- Exercise task -
Reproduce precisely the lines between the start of the data below and the line with "lay_peace = [68, 22.3, 6.5, 1.6, 0.3]", both included.

- Data shown -
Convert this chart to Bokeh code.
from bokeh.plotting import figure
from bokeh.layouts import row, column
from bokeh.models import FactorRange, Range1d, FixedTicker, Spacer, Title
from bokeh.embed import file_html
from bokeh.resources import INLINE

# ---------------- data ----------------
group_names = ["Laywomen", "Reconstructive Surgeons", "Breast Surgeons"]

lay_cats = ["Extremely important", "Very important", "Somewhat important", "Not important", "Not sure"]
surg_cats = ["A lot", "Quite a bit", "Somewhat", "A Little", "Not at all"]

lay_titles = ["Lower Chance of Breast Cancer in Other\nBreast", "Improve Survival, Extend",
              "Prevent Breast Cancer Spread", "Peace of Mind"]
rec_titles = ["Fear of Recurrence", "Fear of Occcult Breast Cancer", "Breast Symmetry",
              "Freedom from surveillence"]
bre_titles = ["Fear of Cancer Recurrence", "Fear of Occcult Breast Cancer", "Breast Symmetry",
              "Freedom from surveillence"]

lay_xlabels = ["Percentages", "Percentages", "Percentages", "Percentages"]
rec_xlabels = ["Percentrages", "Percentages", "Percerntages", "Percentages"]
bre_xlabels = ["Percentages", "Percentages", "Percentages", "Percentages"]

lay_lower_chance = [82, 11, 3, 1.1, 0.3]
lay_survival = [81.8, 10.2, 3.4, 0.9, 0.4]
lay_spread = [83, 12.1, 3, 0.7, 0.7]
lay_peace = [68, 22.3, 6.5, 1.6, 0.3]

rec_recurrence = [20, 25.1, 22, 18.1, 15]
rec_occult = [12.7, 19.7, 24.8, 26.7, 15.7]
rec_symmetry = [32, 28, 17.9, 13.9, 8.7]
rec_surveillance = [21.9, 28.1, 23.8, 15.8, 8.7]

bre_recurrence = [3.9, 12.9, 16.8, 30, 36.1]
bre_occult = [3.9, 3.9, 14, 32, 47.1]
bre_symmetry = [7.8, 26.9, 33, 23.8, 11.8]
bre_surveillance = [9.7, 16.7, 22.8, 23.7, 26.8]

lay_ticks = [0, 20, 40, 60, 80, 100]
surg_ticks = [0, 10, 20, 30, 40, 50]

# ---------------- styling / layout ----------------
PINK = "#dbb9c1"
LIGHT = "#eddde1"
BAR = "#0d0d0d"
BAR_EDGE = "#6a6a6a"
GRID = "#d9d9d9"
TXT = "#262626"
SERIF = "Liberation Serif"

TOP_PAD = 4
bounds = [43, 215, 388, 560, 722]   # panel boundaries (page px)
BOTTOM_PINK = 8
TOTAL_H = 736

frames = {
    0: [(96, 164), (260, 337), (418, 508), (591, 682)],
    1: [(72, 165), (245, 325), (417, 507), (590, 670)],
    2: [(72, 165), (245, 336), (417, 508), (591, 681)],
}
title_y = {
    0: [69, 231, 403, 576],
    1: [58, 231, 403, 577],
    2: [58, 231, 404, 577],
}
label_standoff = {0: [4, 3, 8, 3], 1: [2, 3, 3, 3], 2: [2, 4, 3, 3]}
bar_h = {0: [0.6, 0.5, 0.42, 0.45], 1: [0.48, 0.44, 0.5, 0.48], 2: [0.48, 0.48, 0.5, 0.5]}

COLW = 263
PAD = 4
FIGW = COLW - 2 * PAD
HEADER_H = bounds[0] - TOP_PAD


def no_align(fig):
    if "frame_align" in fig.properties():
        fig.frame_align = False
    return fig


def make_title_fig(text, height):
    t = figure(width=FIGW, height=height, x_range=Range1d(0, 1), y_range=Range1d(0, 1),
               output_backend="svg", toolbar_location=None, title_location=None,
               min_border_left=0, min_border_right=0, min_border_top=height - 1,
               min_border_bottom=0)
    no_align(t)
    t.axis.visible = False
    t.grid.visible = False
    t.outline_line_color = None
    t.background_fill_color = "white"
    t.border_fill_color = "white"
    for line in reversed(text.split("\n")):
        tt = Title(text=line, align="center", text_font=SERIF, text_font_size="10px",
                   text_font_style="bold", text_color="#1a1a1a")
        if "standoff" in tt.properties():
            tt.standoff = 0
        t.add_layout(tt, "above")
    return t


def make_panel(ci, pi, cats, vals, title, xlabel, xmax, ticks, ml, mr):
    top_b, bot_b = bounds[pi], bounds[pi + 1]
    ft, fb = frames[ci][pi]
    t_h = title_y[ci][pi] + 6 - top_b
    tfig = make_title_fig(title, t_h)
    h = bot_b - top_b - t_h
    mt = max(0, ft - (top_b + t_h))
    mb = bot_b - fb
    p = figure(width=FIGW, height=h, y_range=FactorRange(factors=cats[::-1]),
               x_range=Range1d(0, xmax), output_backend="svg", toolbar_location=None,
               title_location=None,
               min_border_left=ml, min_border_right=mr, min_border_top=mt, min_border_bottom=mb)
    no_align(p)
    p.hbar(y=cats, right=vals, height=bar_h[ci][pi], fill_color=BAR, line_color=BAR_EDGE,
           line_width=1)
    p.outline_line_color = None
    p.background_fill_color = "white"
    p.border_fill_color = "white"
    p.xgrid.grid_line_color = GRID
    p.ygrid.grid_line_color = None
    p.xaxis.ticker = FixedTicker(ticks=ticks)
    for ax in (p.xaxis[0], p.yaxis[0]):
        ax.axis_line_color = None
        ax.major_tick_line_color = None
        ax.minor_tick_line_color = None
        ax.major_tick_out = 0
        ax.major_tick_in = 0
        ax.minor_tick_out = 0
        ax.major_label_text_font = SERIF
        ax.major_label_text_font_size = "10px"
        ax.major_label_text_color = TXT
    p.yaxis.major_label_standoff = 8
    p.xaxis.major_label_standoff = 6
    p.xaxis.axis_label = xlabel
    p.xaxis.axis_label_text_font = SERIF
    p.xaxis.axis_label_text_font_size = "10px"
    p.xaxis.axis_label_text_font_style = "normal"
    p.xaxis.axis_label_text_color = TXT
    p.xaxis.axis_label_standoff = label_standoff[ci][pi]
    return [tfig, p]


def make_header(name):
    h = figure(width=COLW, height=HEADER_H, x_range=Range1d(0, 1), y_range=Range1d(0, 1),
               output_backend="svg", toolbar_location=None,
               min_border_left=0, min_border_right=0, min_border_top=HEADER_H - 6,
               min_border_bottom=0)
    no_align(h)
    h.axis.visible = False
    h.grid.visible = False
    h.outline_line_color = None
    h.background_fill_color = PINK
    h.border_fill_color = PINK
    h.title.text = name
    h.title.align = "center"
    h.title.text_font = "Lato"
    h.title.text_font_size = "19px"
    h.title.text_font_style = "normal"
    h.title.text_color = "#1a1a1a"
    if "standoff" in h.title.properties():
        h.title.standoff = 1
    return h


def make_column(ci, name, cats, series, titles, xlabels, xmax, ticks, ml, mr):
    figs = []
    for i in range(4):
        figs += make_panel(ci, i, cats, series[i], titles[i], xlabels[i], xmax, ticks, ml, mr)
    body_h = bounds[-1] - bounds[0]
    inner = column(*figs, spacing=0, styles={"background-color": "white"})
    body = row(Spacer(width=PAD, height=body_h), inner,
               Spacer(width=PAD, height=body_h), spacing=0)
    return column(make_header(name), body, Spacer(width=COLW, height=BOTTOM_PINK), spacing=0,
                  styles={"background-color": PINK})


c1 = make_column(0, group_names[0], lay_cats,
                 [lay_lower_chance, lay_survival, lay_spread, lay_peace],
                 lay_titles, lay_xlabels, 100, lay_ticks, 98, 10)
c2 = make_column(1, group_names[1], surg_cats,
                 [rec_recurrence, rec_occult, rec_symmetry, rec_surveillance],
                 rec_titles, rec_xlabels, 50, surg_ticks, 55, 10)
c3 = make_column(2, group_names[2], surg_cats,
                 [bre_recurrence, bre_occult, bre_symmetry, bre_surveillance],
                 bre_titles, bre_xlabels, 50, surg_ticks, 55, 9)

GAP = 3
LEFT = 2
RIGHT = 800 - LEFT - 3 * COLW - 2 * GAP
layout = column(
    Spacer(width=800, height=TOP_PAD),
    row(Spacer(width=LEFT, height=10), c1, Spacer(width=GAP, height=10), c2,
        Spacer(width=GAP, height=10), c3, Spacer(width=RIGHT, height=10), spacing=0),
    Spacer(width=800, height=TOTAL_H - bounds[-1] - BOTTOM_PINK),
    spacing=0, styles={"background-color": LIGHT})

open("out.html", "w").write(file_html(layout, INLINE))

- Complete answer -
Convert this chart to Bokeh code.
from bokeh.plotting import figure
from bokeh.layouts import row, column
from bokeh.models import FactorRange, Range1d, FixedTicker, Spacer, Title
from bokeh.embed import file_html
from bokeh.resources import INLINE

# ---------------- data ----------------
group_names = ["Laywomen", "Reconstructive Surgeons", "Breast Surgeons"]

lay_cats = ["Extremely important", "Very important", "Somewhat important", "Not important", "Not sure"]
surg_cats = ["A lot", "Quite a bit", "Somewhat", "A Little", "Not at all"]

lay_titles = ["Lower Chance of Breast Cancer in Other\nBreast", "Improve Survival, Extend",
              "Prevent Breast Cancer Spread", "Peace of Mind"]
rec_titles = ["Fear of Recurrence", "Fear of Occcult Breast Cancer", "Breast Symmetry",
              "Freedom from surveillence"]
bre_titles = ["Fear of Cancer Recurrence", "Fear of Occcult Breast Cancer", "Breast Symmetry",
              "Freedom from surveillence"]

lay_xlabels = ["Percentages", "Percentages", "Percentages", "Percentages"]
rec_xlabels = ["Percentrages", "Percentages", "Percerntages", "Percentages"]
bre_xlabels = ["Percentages", "Percentages", "Percentages", "Percentages"]

lay_lower_chance = [82, 11, 3, 1.1, 0.3]
lay_survival = [81.8, 10.2, 3.4, 0.9, 0.4]
lay_spread = [83, 12.1, 3, 0.7, 0.7]
lay_peace = [68, 22.3, 6.5, 1.6, 0.3]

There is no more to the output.